Letters to Editor for July 9, 2020

Nonpartisanship, fresh views important for charter review
I refer now to the “10 Camas-Washougal candidates vie for charter review commission” article published in the July 2, 2020 Post-Record:
This is an important commission, by design non-partisan, that is going to be implemented soon. Out of the 10 candidates presented to us, only three will emerge to represent all of us via an election in Clark County District No. 4, the largest in Clark County and the most diverse in demographics and geography. Historically, these people and those areas in District 4 are not represented well in Clark County. So, it will be very important who these three candidates are and must be the very best of us to represent all of us.
I will not be voting for any previous or present city or state or county legislator as a candidate. I feel they all have had ample opportunity to make a change in their previous or present positions. Rather, I feel this commission should be made up of people who will be new to this kind of position and thus will represent well their own backgrounds and connections within this district and will not be encumbered by partisan political positions, right or left, and will bring fresh views to this board. This eliminates four of the 10 candidates.
I would never vote for any legislator who participates in social media but also blocks some constituents in social media merely because, “they do not wish to hear other sides of issues.” Add to this any legislator who does not wish to protect others by masking up in our current pandemic and calls the governor’s actions “bull crap.”
I also would never vote for any candidate who chooses not to publish a photo of themselves nor to answer questions put to them by the press. This is simply unacceptable.
This leaves me with only four candidates: Jeff Angelo, Parker Davidson, John Lotta and Rainy Rau. I must pick three.
I intend on voting for Angelo because of his extensive community outreach and his history of protecting human rights. I know (Angelo) to be a well-rounded individual not afraid to offer his opinion.
I intend on voting for Latta for his civil engagement in our community and desire to serve us all … and his experience “facilitating solutions to complicated problems in diverse team settings.”
Lastly, I intend on voting for Rau. She has long been involved in her community. “The point of public service should not be to further personal belief or possible gains but to see the community as it is heading and to serve as best you can to that end,” Rau said. Few candidates could make this statement honestly.
I believe this County Charter Review Board to be very important, and I do not think it wise to let other regional or national issues to take away from this election.

Mike Briggs,
Washougal

Former legislator’s views on masks ‘very helpful’

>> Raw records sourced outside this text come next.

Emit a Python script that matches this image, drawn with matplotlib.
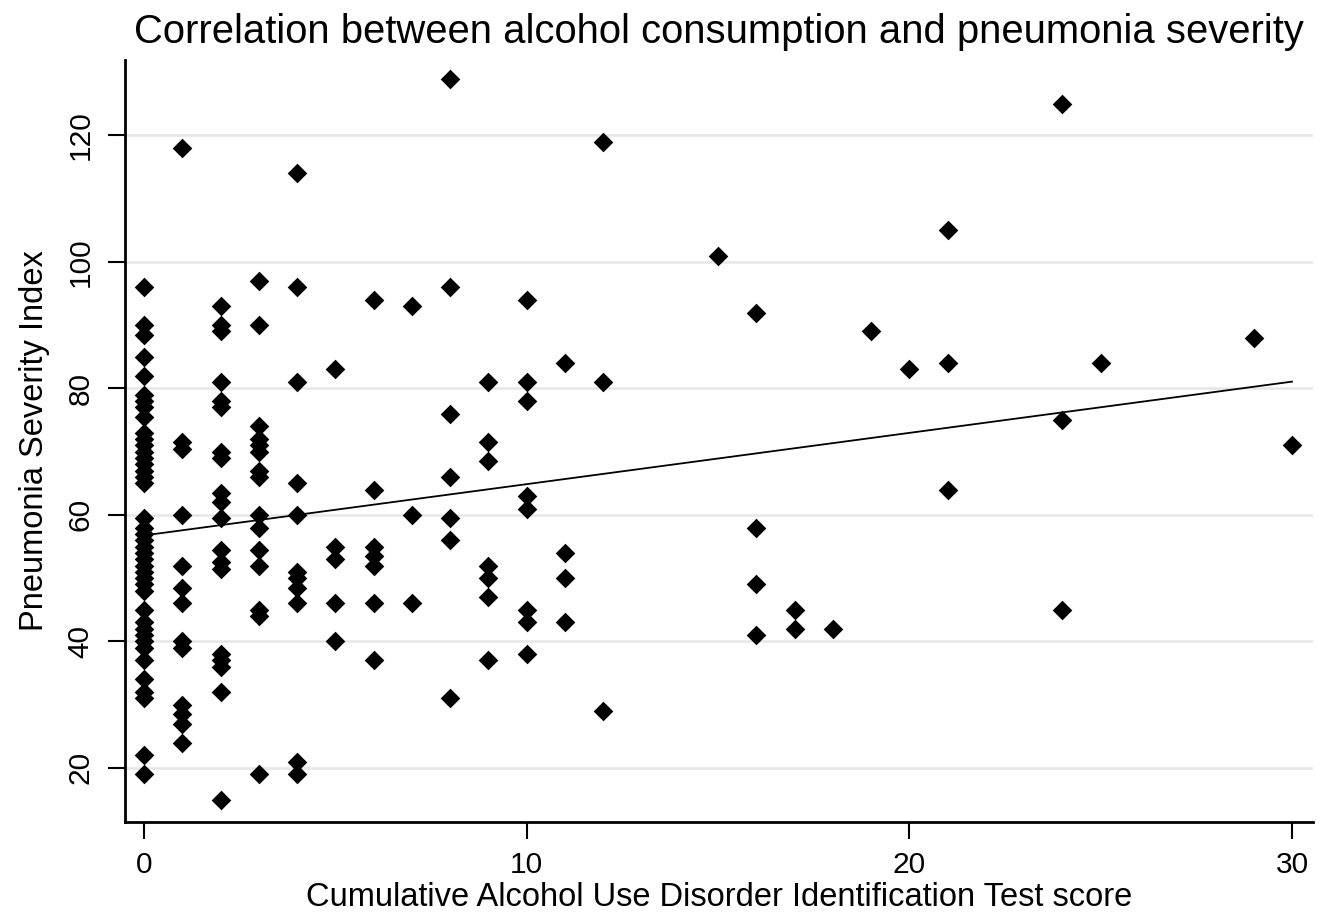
import numpy as np
import matplotlib.pyplot as plt

# AUDIT score -> Pneumonia Severity Index values
audit_0 = [96, 90, 88.5, 85, 82, 79, 78, 77, 75.5, 73, 72, 71, 70, 69, 68, 67, 66, 65,
           59.5, 58, 57, 56, 55, 54, 53, 52, 51, 50, 49, 48, 45, 43, 42, 41, 40, 39,
           37, 34, 32, 31, 22, 19]
audit_1 = [118, 71.5, 70.5, 60, 52, 48.5, 46, 40, 39, 30, 28.5, 27, 24]
audit_2 = [93, 90, 89, 81, 78, 77, 70, 69, 63.5, 62, 59.5, 54.5, 52.5, 51.5, 38, 37, 36, 32, 15]
audit_3 = [97, 90, 74, 72, 71, 70, 67, 66, 60, 58, 54.5, 52, 45, 44, 19]
audit_4 = [114, 96, 81, 65, 60, 51, 50, 48.5, 46, 21, 19]
audit_5 = [83, 55, 53, 46, 40]
audit_6 = [94, 64, 55, 53.5, 52, 46, 37]
audit_7 = [93, 60, 46]
audit_8 = [129, 96, 76, 66, 59.5, 56, 31]
audit_9 = [81, 71.5, 68.5, 52, 50, 47, 37]
audit_10 = [94, 81, 78, 63, 61, 45, 43, 38]
audit_11 = [84, 54, 50, 43]
audit_12 = [119, 81, 29]
audit_15 = [101]
audit_16 = [92, 58, 49, 41]
audit_17 = [45, 42]
audit_18 = [42]
audit_19 = [89]
audit_20 = [83]
audit_21 = [105, 84, 64]
audit_24 = [125, 75, 45]
audit_25 = [84]
audit_29 = [88]
audit_30 = [71]

groups = {0: audit_0, 1: audit_1, 2: audit_2, 3: audit_3, 4: audit_4, 5: audit_5,
          6: audit_6, 7: audit_7, 8: audit_8, 9: audit_9, 10: audit_10, 11: audit_11,
          12: audit_12, 15: audit_15, 16: audit_16, 17: audit_17, 18: audit_18,
          19: audit_19, 20: audit_20, 21: audit_21, 24: audit_24, 25: audit_25,
          29: audit_29, 30: audit_30}

x = np.concatenate([[k] * len(v) for k, v in groups.items()]).astype(float)
y = np.concatenate([v for v in groups.values()]).astype(float)

# linear fit
slope, intercept = np.polyfit(x, y, 1)
xfit = np.array([0, 30])

plt.rcParams['font.family'] = ['Liberation Sans', 'DejaVu Sans']

fig, ax = plt.subplots(figsize=(13.29, 9.16), dpi=100)
fig.subplots_adjust(left=0.094, right=0.988, bottom=0.103, top=0.935)

ax.scatter(x, y, marker='D', s=100, color='black', zorder=3, linewidths=0)
ax.plot(xfit, intercept + slope * xfit, color='black', lw=1.3, zorder=2)

ax.set_xlim(-0.5, 30.55)
ax.set_ylim(11.5, 132)
ax.set_xticks([0, 10, 20, 30])
ax.set_yticks([20, 40, 60, 80, 100, 120])
ax.yaxis.grid(True, color='#e6e6e6', lw=1.8)
ax.set_axisbelow(True)

for side in ['top', 'right']:
    ax.spines[side].set_visible(False)
for side in ['left', 'bottom']:
    ax.spines[side].set_linewidth(2)

ax.tick_params(axis='both', direction='out', length=12, width=1.5, labelsize=21.5)
ax.tick_params(axis='x', pad=9)
ax.tick_params(axis='y', pad=10)
for lbl in ax.get_yticklabels():
    lbl.set_rotation(90)
    lbl.set_va('center')

ax.set_xlabel('Cumulative Alcohol Use Disorder Identification Test score', fontsize=23.5, labelpad=2)
ax.set_ylabel('Pneumonia Severity Index', fontsize=23.5, labelpad=12)
ax.set_title('Correlation between alcohol consumption and pneumonia severity', fontsize=28.8, pad=12)

fig.savefig('out.png', dpi=100)
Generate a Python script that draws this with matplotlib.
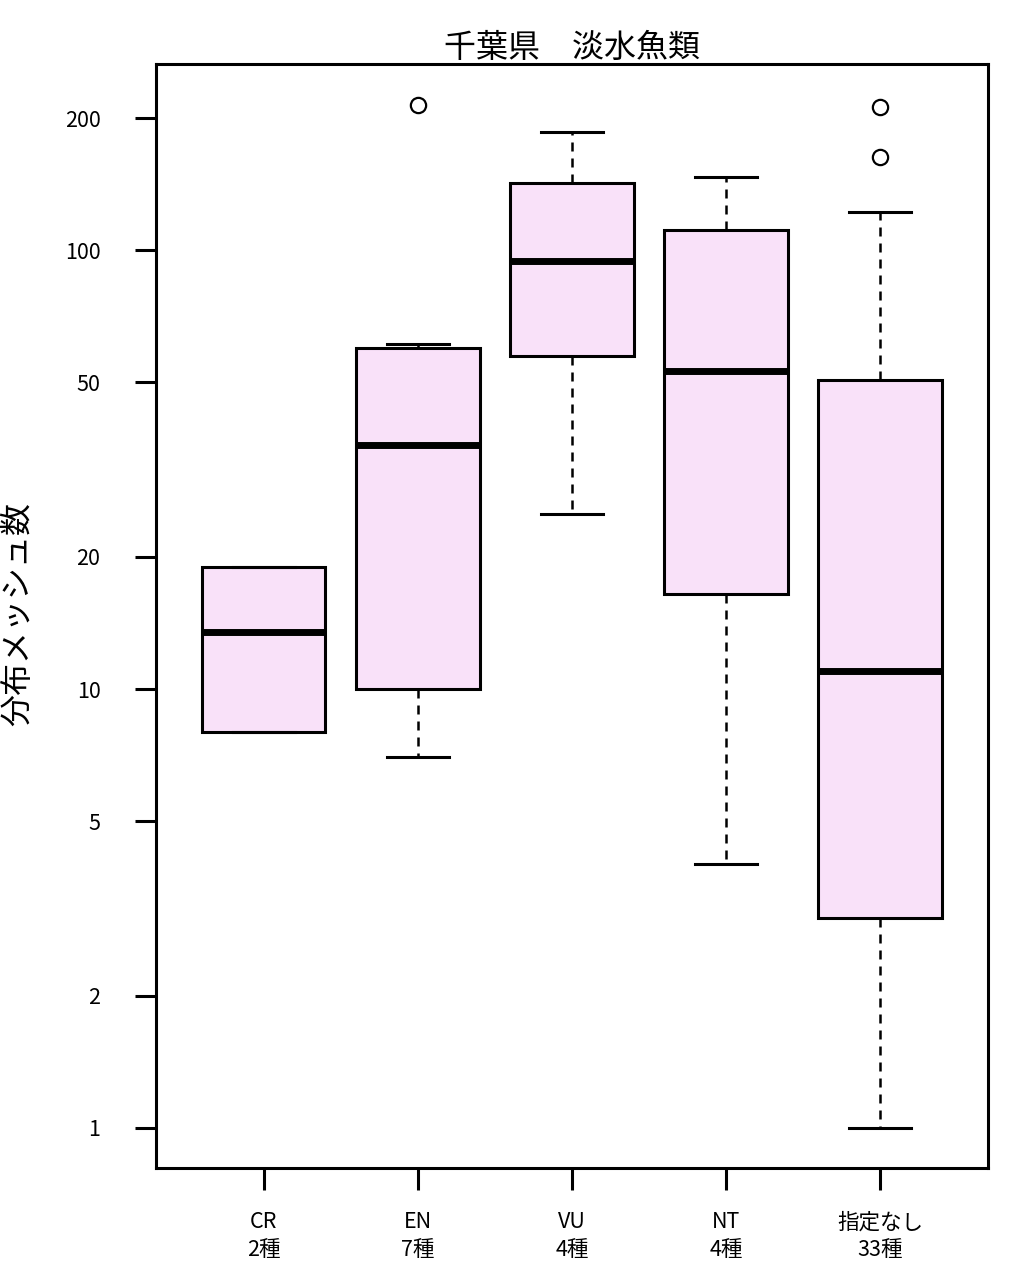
import numpy as np
import matplotlib
matplotlib.use("Agg")
import matplotlib.pyplot as plt

plt.rcParams['font.family'] = ['Noto Sans CJK JP', 'DejaVu Sans']

# 分布メッシュ数の箱ひげ図 (千葉県 淡水魚類)
categories = ["CR", "EN", "VU", "NT", "指定なし"]
n_species = [2, 7, 4, 4, 33]
whislo = [8, 7, 25, 4, 1]
q1 = [8, 10, 57.4, 16.5, 3]
med = [13.5, 36, 94.4, 53, 11]
q3 = [19, 60, 142, 111, 50.6]
whishi = [19, 61, 186, 147, 122]
fliers = [[], [214], [], [], [212, 163]]

stats = []
for i in range(len(categories)):
    stats.append(dict(whislo=whislo[i], q1=q1[i], med=med[i], q3=q3[i],
                      whishi=whishi[i], fliers=fliers[i]))

fig = plt.figure(figsize=(10.18, 12.76), dpi=100)
ax = fig.add_axes([0.1532, 0.0846, 0.9705 - 0.1532, 0.9498 - 0.0846])

pos = np.arange(1, len(categories) + 1)
ax.bxp(stats, positions=pos, widths=0.8, patch_artist=True,
       boxprops=dict(facecolor="#F9E1F9", edgecolor="black", linewidth=2.2),
       medianprops=dict(color="black", linewidth=5, solid_capstyle="butt"),
       whiskerprops=dict(color="black", linewidth=1.8, linestyle=(0, (3.6, 2.8))),
       capprops=dict(color="black", linewidth=2.2),
       capwidths=0.4,
       flierprops=dict(marker="o", markersize=11, markerfacecolor="none",
                       markeredgecolor="black", markeredgewidth=1.6))

ax.set_yscale("log")
ax.set_ylim(10 ** -0.0915, 10 ** 2.424)
ax.set_xlim(0.3, 5.7)

yticks = [1, 2, 5, 10, 20, 50, 100, 200]
ax.set_yticks(yticks)
ax.set_yticklabels([str(v) for v in yticks])
ax.yaxis.set_minor_locator(matplotlib.ticker.NullLocator())
ax.set_xticks(pos)
ax.set_xticklabels([f"{c}\n{n}種" for c, n in zip(categories, n_species)],
                   linespacing=1.35)

ax.tick_params(axis="y", length=15, width=2.2, pad=25, labelsize=15.5)
ax.tick_params(axis="x", length=16, width=2.2, pad=15, labelsize=15.5)
for s in ax.spines.values():
    s.set_linewidth(2.2)

ax.set_title("千葉県　淡水魚類", fontsize=23, pad=4)
ax.set_ylabel("分布メッシュ数", fontsize=23)
ax.yaxis.set_label_coords(-0.146, 0.502)

fig.savefig("out.png", dpi=100)
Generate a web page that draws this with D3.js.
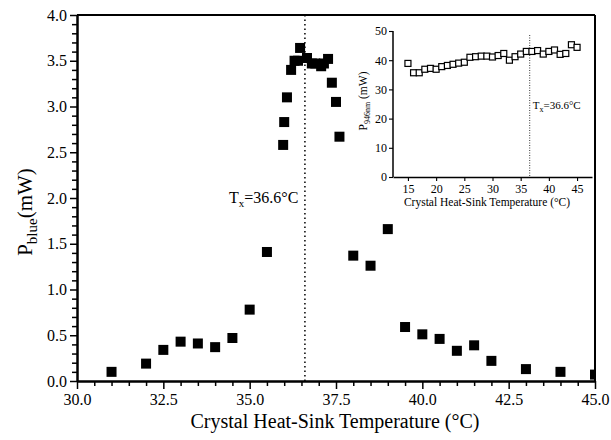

Liz Pike is really a helpful voice to have in the public debate on the best path forward to fully reopen our economy.  Public health officials be damned. What do they know anyway?

Liz is right: mandating masks is an infringement on her rights. As long as we’re rejecting the advice of public health experts, let’s reject the need for seat belts in cars and helmets on the high school football field. What is the state telling us freedom loving citizens how we need to live? Clearly sound public policy does not require any help from public health experts.

Liz can handle these questions all on her own. Thanks Liz. Keep it up. Really helpful.

Richard C. Locke,
Washougal

 

Councilwoman incorrect on mask assumptions

In the July 2, 2020 edition of the Post-Record, Camas City Councilwoman Shannon Roberts is quoted as saying “Cloth masks don’t allow the carbon dioxide to escape the mask before you take another breath.” 

That statement is incorrect. Carbon dioxide goes through a cloth mask just as easily as oxygen does. 

An oxygen molecule has two atoms and a carbon dioxide molecule has three atoms. Both molecules are linear and both have oxygen atoms at each end; carbon dioxide has a carbon atom in the middle. The carbon atom is a tiny bit larger (77 picometers) than an oxygen atom (66 picometers). 

Therefore, they are very similar molecules, both are exceedingly tiny, and have a very similar ability to go through cloth masks. 

According to scientists at the University of Texas, the coronavirus has roughly 200 million atoms. A well-functioning mask will let the much smaller oxygen and carbon dioxide molecules through the gaps between its cloth fibers and capture the much larger coronavirus. 

Bruce Stanton (retired chemistry teacher),

Washougal

 

Longtime Camas resident wonders why city council ignores pleas to ban fireworks

I appeared before the Camas City Council to speak about the damage of flying rockets, along with other Camas citizens protesting the noisy and dangerous fireworks.  The Council ignored our pleas to end the types of damaging fireworks.  

One year, the rockets caught my Alberta Spruce tree on fire. For each year, I have to remove the flying rocket pieces and stems from my roof. I had burned spots on my roof.  I have a new roof and, each year, need to be ready with the hose to prevent fires.  

A forest is nearby, and the rockets can possibly catch it on fire.  One flying rocket landed on the hood of my neighbor’s pickup truck, doing damage. 

Why does Camas allow flying rockets to go into other people’s property? What celebration is that for the Fourth of July for a couple of days? It happens, and the Council is obviously bent upon the notions of the people who make money off of selling fireworks.  

The Council did not hear the cries of the citizens who protested the flying fireworks, only the persons selling the fireworks.